Lutte contre l'exclusion - La durée de la crise a profondément transformé les phénomènes de pauvreté
Juste après l'Insee qui se penchait, il y a quelques jours, sur les inégalités sociales et territoriales (voir notre article ci-contre du 2 juillet 2014), l'Observatoire national de la pauvreté et de l'exclusion sociale (Onpes) publie son rapport 2013-2014, le huitième du nom. Intitulé "Les effets d'une crise économique de longue durée", ce document aborde les effets de la crise apparue en 2008 sur les risques de rupture sociale, en France mais aussi en Europe. Comme souvent, la disponibilité tardive de certaines données statistiques fait que les analyses de l'Onpes s'arrêtent pour l'essentiel à l'année 2011. L'Onpes estime toutefois que ce recul sur la période 2008-2011 permet "de s'interroger sur les processus d'élargissement, d'approfondissement, et même d'éventuelle irréversibilité de ces phénomènes".
700.000 personnes supplémentaires sous le seuil de pauvreté
Le constat n'est pas des plus optimistes. Sans surprise, le rapport constate une extension et une intensification de la pauvreté sous l'effet de la persistance de la crise, qui accroît en outre les risques d'irréversibilité. Il confirme la montée de la pauvreté, avec 700.000 personnes supplémentaires passées, entre 2008 et 2011, sous le seuil de pauvreté monétaire à 60% du niveau de vie médian. Ce phénomène s'explique par la "dégradation profonde" du marché du travail, mais aussi par "l'accroissement des inégalités de revenu primaire (avant impôts), incomplètement corrigées par le jeu de la redistribution sociale et fiscale".
A l'intérieur de ce phénomène général, l'Onpes observe un "approfondissement" de la pauvreté, autrement dit une intensification de la grande pauvreté. Ainsi, "la visibilité accrue de la pauvreté n'est pas un phénomène subjectif. Elle reflète une évolution profonde depuis 2008". Cette pauvreté touche en priorité les familles monoparentales et les enfants et, de façon plus large, les personnes les plus éloignées de l'emploi.

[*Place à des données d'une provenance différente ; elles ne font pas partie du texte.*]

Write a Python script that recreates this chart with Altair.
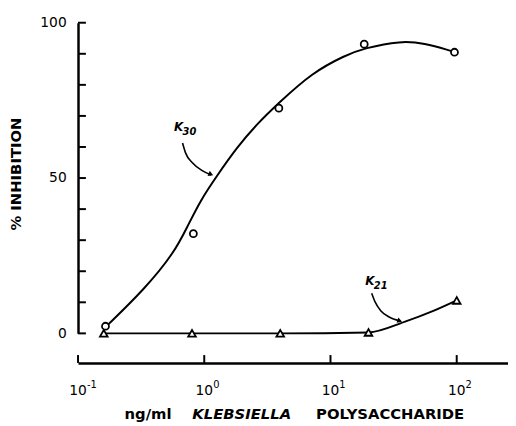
import altair as alt
import pandas as pd

# ---- data ----
conc = [0.16, 0.8, 4, 20, 100]
k30_conc = [0.165, 0.82, 3.9, 18.5, 96]
k30_inhib = [2.3, 32.1, 72.5, 93.1, 90.5]
k21_inhib = [0, 0, 0, 0.3, 10.6]

k30_curve_x = [0.165, 0.338, 0.579, 0.736, 0.936, 1.264, 1.81, 2.59, 3.85, 7.19, 13.1, 18.4, 36.3, 55.2, 89.1, 95]
k30_curve_y = [2.0, 14.3, 26.0, 34.4, 42.9, 50.8, 59.8, 67.2, 74.0, 84.0, 89.5, 91.8, 94.2, 93.4, 91.0, 90.6]
k21_curve_x = [0.16, 0.8, 4, 20, 38.5, 66, 100]
k21_curve_y = [0, 0, 0, 0.3, 3.7, 7.3, 10.6]

arrow30_x = [0.673, 0.711, 0.805, 0.964, 1.135]
arrow30_y = [61.3, 58.1, 54.9, 52.4, 51.0]
arrow21_x = [21.2, 22.5, 25.0, 29.4, 35.9]
arrow21_y = [12.9, 10.2, 7.3, 5.2, 4.0]
head_x = [1.114, 34.9]
head_y = [51.3, 4.1]
head_angle = [113, 109]

label_x = [0.626, 20.5]
label_y = [66.3, 16.7]
label_main = ["K", "K"]
label_sub = ["30", "21"]

ytick_vals = list(range(0, 101, 10))
ylabel_vals = [0, 50, 100]
xtick_vals = [0.1, 1, 10, 100]
xtick_base = ["10", "10", "10", "10"]
xtick_exp = ["-1", "0", "1", "2"]
title_plain = ["ng/ml", "POLYSACCHARIDE"]
title_italic = ["KLEBSIELLA"]

# ---- layout ----
W, H = 436, 315
XOFF = 30
FONT = "DejaVu Sans"

xscale = alt.Scale(type="log", domain=[0.1, 10 ** (W / 128 - 1)])
yscale = alt.Scale(domain=[0, 100])

xaxis = alt.Axis(values=xtick_vals, labels=False, ticks=False, tickSize=0,
                 domainWidth=2.5, domainColor="black", offset=XOFF,
                 grid=False, title=None)
yaxis = alt.Axis(values=ylabel_vals, ticks=False, tickSize=0, domainWidth=2.5,
                 domainColor="black", labelFont=FONT, labelFontSize=14, labelColor="black",
                 labelPadding=12, grid=False, title="% INHIBITION", titleFont=FONT,
                 titleFontSize=15, titleFontWeight="bold", titleColor="black",
                 titleX=-63, titleY=153, titleAngle=270, titleAlign="center",
                 titleBaseline="middle")


def X(f):
    return alt.X(f"{f}:Q", scale=xscale, axis=xaxis)


def Y(f):
    return alt.Y(f"{f}:Q", scale=yscale, axis=yaxis)


pts = pd.DataFrame({"conc": conc, "k30x": k30_conc, "k30": k30_inhib, "k21": k21_inhib})
c30 = pd.DataFrame({"x": k30_curve_x, "y": k30_curve_y})
c21 = pd.DataFrame({"x": k21_curve_x, "y": k21_curve_y})
a30 = pd.DataFrame({"x": arrow30_x, "y": arrow30_y})
a21 = pd.DataFrame({"x": arrow21_x, "y": arrow21_y})
heads = pd.DataFrame({"x": head_x, "y": head_y, "a": head_angle})
labs = pd.DataFrame({"x": label_x, "y": label_y, "m": label_main, "s": label_sub})
xl = pd.DataFrame({"v": xtick_vals, "b": xtick_base, "e": xtick_exp})

line30 = alt.Chart(c30).mark_line(color="black", strokeWidth=2, interpolate="basis").encode(x=X("x"), y=Y("y"))
line21 = alt.Chart(c21).mark_line(color="black", strokeWidth=2, interpolate="monotone").encode(x=X("x"), y=Y("y"))
circ = alt.Chart(pts).mark_point(shape="circle", size=50, filled=True, fill="white",
                                 stroke="black", strokeWidth=1.8, opacity=1).encode(x=X("k30x"), y=Y("k30"))
tri = alt.Chart(pts).mark_point(shape="triangle-up", size=60, filled=True, fill="white",
                                stroke="black", strokeWidth=1.8, opacity=1).encode(x=X("conc"), y=Y("k21"))
arr30 = alt.Chart(a30).mark_line(color="black", strokeWidth=1.6, interpolate="monotone").encode(x=X("x"), y=Y("y"))
arr21 = alt.Chart(a21).mark_line(color="black", strokeWidth=1.6, interpolate="monotone").encode(x=X("x"), y=Y("y"))
head = alt.Chart(heads).mark_point(shape="triangle", size=32, filled=True, color="black", opacity=1).encode(
    x=X("x"), y=Y("y"), angle=alt.Angle("a:Q", scale=None))
lab_main = alt.Chart(labs).mark_text(font=FONT, fontSize=12, fontStyle="italic", fontWeight="bold",
                                     color="black").encode(x=X("x"), y=Y("y"), text="m:N")
lab_sub = alt.Chart(labs).mark_text(font=FONT, fontSize=10, fontStyle="italic", fontWeight="bold",
                                    color="black", dx=11, dy=5).encode(x=X("x"), y=Y("y"), text="s:N")

yt = alt.Chart(pd.DataFrame({"v": ytick_vals})).mark_rule(color="black", strokeWidth=2).encode(
    y=Y("v"), x=alt.value(0), x2=alt.value(8))
xt = alt.Chart(pd.DataFrame({"v": xtick_vals})).mark_rule(color="black", strokeWidth=2).encode(
    x=X("v"), y=alt.value(H + XOFF - 8), y2=alt.value(H + XOFF))
xlb = alt.Chart(xl).mark_text(font=FONT, fontSize=14, color="black", align="center",
                              baseline="middle").encode(x=X("v"), y=alt.value(H + XOFF + 28), text="b:N")
xle = alt.Chart(xl).mark_text(font=FONT, fontSize=10, color="black", align="left",
                              baseline="middle", dx=9, dy=-6).encode(
    x=X("v"), y=alt.value(H + XOFF + 28), text="e:N")

t_plain = alt.Chart(pd.DataFrame({"t": title_plain, "px": [71, 316.5]})).mark_text(
    font=FONT, fontSize=15, fontWeight="bold", color="black", baseline="middle", align="center").encode(
    x=alt.X("px:Q", scale=None), y=alt.value(H + 82), text="t:N")
t_ital = alt.Chart(pd.DataFrame({"t": title_italic, "px": [166]})).mark_text(
    font=FONT, fontSize=15, fontWeight="bold", fontStyle="italic", color="black",
    baseline="middle", align="center").encode(
    x=alt.X("px:Q", scale=None), y=alt.value(H + 82), text="t:N")

chart = alt.layer(line30, line21, arr30, arr21, head, circ, tri, lab_main, lab_sub, yt, xt,
                  xlb, xle, t_plain, t_ital).properties(
    width=W, height=H,
    background="white",
    autosize=alt.AutoSizeParams(type="none"),
    padding={"left": 71, "top": 12, "right": 0, "bottom": 91},
).configure_view(stroke="transparent", strokeWidth=0).configure_axis(grid=False)

chart.save("out.html", embed_options={"renderer": "svg", "actions": False})
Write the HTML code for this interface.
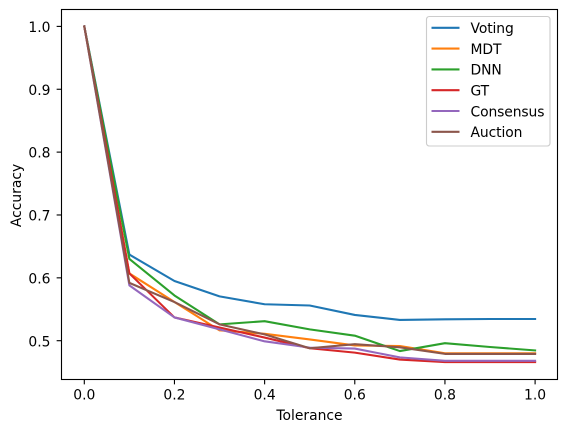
<!DOCTYPE html>
<html>
<head>
<meta charset="utf-8">
<style>
html,body{margin:0;padding:0;background:#fff;}
svg{display:block;}
text{font-family:"DejaVu Sans",sans-serif;font-size:13.89px;fill:#000;}
</style>
</head>
<body>
<svg id="chart" width="567" height="432" viewBox="0 0 567 432" xmlns="http://www.w3.org/2000/svg"></svg>
<script>
const tolerance = [0, 0.1, 0.2, 0.3, 0.4, 0.5, 0.6, 0.7, 0.8, 0.9, 1.0];
const voting = [1, 0.637, 0.595, 0.5705, 0.558, 0.556, 0.541, 0.533, 0.534, 0.5345, 0.5345];
const mdt = [1, 0.607, 0.5615, 0.5165, 0.511, 0.502, 0.4925, 0.4915, 0.48, 0.48, 0.48];
const dnn = [1, 0.63, 0.572, 0.526, 0.531, 0.518, 0.508, 0.4835, 0.496, 0.49, 0.4845];
const gt = [1, 0.607, 0.537, 0.521, 0.505, 0.488, 0.481, 0.47, 0.466, 0.466, 0.466];
const consensus = [1, 0.588, 0.537, 0.518, 0.499, 0.489, 0.4875, 0.4735, 0.468, 0.468, 0.468];
const auction = [1, 0.592, 0.5615, 0.526, 0.51, 0.488, 0.4945, 0.4895, 0.479, 0.479, 0.479];
const seriesNames = ["Voting", "MDT", "DNN", "GT", "Consensus", "Auction"];
const seriesValues = [voting, mdt, dnn, gt, consensus, auction];
const seriesColors = ["#1f77b4", "#ff7f0e", "#2ca02c", "#d62728", "#9467bd", "#8c564b"];
const xTickLabels = ["0.0", "0.2", "0.4", "0.6", "0.8", "1.0"];
const yTickLabels = ["0.5", "0.6", "0.7", "0.8", "0.9", "1.0"];

const NS = "http://www.w3.org/2000/svg";
const svg = document.getElementById("chart");
const plotLeft = 61.5, plotRight = 557.5, plotTop = 9.5, plotBottom = 379.5;
function xScale(v) { return 84.3 + v * 450.8; }
function yScale(v) { return 340.7 - (v - 0.5) * 628.6; }
function make(tag, attrs, parent) {
  const el = document.createElementNS(NS, tag);
  for (const k in attrs) el.setAttribute(k, attrs[k]);
  (parent || svg).appendChild(el);
  return el;
}

seriesValues.forEach(function (vals, i) {
  const pts = vals.map(function (v, j) {
    return xScale(tolerance[j]).toFixed(2) + "," + yScale(v).toFixed(2);
  }).join(" ");
  const line = make("polyline", { points: pts, fill: "none", stroke: seriesColors[i], "stroke-width": 2.08, "stroke-linejoin": "round", "stroke-linecap": "square" });
  
  
});

const frame = make("rect", { x: plotLeft, y: plotTop, width: plotRight - plotLeft, height: plotBottom - plotTop, fill: "none", stroke: "#000", "stroke-width": 1.11 });



xTickLabels.forEach(function (label) {
  const x = xScale(parseFloat(label));
  const tick = make("line", { x1: x, x2: x, y1: plotBottom, y2: plotBottom + 4.86, stroke: "#000", "stroke-width": 1.11 });
  
  
  const t = make("text", { x: x, y: 399.6, "text-anchor": "middle" });
  t.textContent = label;
  
  
});

yTickLabels.forEach(function (label) {
  const y = yScale(parseFloat(label));
  const tick = make("line", { x1: plotLeft - 4.86, x2: plotLeft, y1: y, y2: y, stroke: "#000", "stroke-width": 1.11 });
  
  
  const t = make("text", { x: 50.5, y: y + 5.6, "text-anchor": "end" });
  t.textContent = label;
  
  
});

const xTitle = make("text", { x: 309.5, y: 420, "text-anchor": "middle" });
xTitle.textContent = "Tolerance";



const yTitle = make("text", { x: 0, y: 0, "text-anchor": "middle", transform: "translate(21,195.5) rotate(-90)" });
yTitle.textContent = "Accuracy";



const legend = make("g", {});


const legendBox = make("rect", { x: 426.5, y: 16.5, width: 123.5, height: 129.5, rx: 2.8, ry: 2.8, fill: "#fff", "fill-opacity": 0.8, stroke: "#ccc", "stroke-width": 1.11 }, legend);


seriesNames.forEach(function (name, i) {
  const y = 27.8 + i * 20.8;
  const swatch = make("line", { x1: 431.5, x2: 459.5, y1: y, y2: y, stroke: seriesColors[i], "stroke-width": 2.08 }, legend);
  
  
  const t = make("text", { x: 470.5, y: y + 5.3, "letter-spacing": "-0.1" }, legend);
  t.textContent = name;
  
  
});
</script>
</body>
</html>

Dix départements "confrontés à un défi majeur"
Sur le plan géographique, la pauvreté progresse de façon inégale et l'Onpes pointe une dizaine de départements "confrontés à un défi majeur" : le Nord, la Meurthe-et-Moselle, la Haute-Vienne, la Corse et tous les départements de Languedoc-Roussillon. Mais la crise a aussi mis en évidence "une vulnérabilité nouvelle, face aux risques d'augmentation de la pauvreté, de l'Ile-de-France et du quart nord-est du pays, en contraste avec le Grand Ouest et les départements de la frontière sud-est, qui paraissent avoir mieux résisté".
Sur le lien entre pauvreté et travail, le fait que les chômeurs - principalement les jeunes et les moins diplômés - sont davantage touchés ne surprendra personne. La crise a pour effet d'allonger la durée moyenne du chômage et d'augmenter le nombre de chômeurs (les deux phénomènes se combinant pour accélérer le mouvement de dégradation).
Les "travailleurs pauvres" sont une réalité
En revanche, l'Onpes confirme la montée du phénomène des "travailleurs pauvres", qui touche en priorité les moins de 30 ans et les plus de 50 ans. Plusieurs facteurs expliquent ce phénomène, dont notamment la croissance des recrutements en CDD (environ 70% des recrutements en 2008 contre près de 83% au début de 2013) et l'augmentation du taux de rotation de la main d'œuvre (11% en 2008 contre 14% au début de 2013). La conséquence de ces évolutions se fait clairement sentir : de 5,4% en 2003, le taux de pauvreté de la population en emploi est passé à 7% en 2008 (avec toutefois une rupture de série statistique par rapport à 2003) et à 7,5% en 2011.
Enfin, le rapport dresse un état des lieux des politiques d'accès aux droits fondamentaux. Il pointe notamment le maintien d'une part élevée de jeunes sortant du système scolaire avec un faible niveau de qualification (autour de 12% des jeunes), des difficultés croissantes d'accès au logement (avec une part des ménages affichant un taux d'effort supérieur à 40% passée de 7,6% en 2008 à 8,6% en 2011) et une dégradation de l'accès aux soins (bien que les chiffres sur les renoncements aux soins - stables sur la période - ne semblent pas vraiment corroborer ce fait).
A noter : la seconde partie du rapport resitue la situation française dans un contexte européen marqué par les résultats mitigés de la stratégie de lutte contre la pauvreté et par un épuisement progressif du rôle des stabilisateurs automatiques et des dépenses de protection sociale.